Stepping out, and finding

I recently bought a copy of a series of songs - some of them solos, and some duets - by Harry Belafonte and the Greek singer Nana Mouskouri. Apparently, Belafonte had just finished a show in Athens, and decided to hit the town, late at night: as chance had it, he and his small entourage wandered into a club where Mouskori was singing. Struck (as were many, at the time) by her honeyed voice, he later pursued the possibility of a joint project, and the result was this ten-song compilation, which features a few lively traditional Greek standards, and a haunting, lilting song called The Baby Snake.

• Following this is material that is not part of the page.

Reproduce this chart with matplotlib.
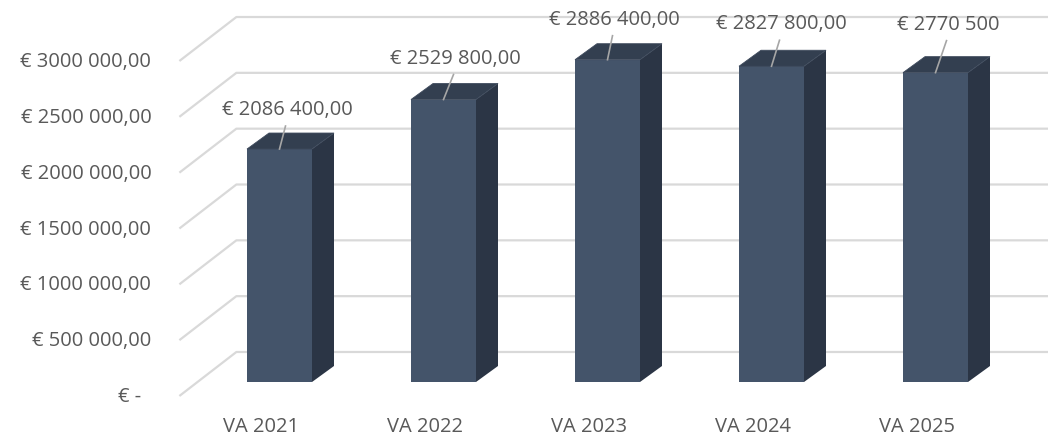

How many of life's more potent moments come from such chance meetings, and such impromptu decisions! And how much beauty lies, it seems, at hand, just down an alleyway. Such ideas have been on my mind of late, as Cleo and I have been enjoying the lovely fall afternoons after school by simply wandering the streets of Bolton Hill, and seeing what we can discover. Occasionally, we fall into brief conversations with students of mine, or with other local residents. Once, we spent a half hour using sticks as improvised rakes, to brush fallen leaves into a pile that reached Cleo's little knees. And then, too, there are the acorns: fallen jewels scattered along our path, which beg to be rolled into storm drains, or scraped on a sidewalk, or thrown up in the air and cracked.

We have yet, I'll admit, to produce anything in our meanderings that rivals The Baby Snake in its pure grace. But the irregular courses of broken acorn shells on Mosher and Brevard Streets are, rather like the recordings of Belafonte and Mouskori, residues of happy moments, of chance encounters, of a city explored.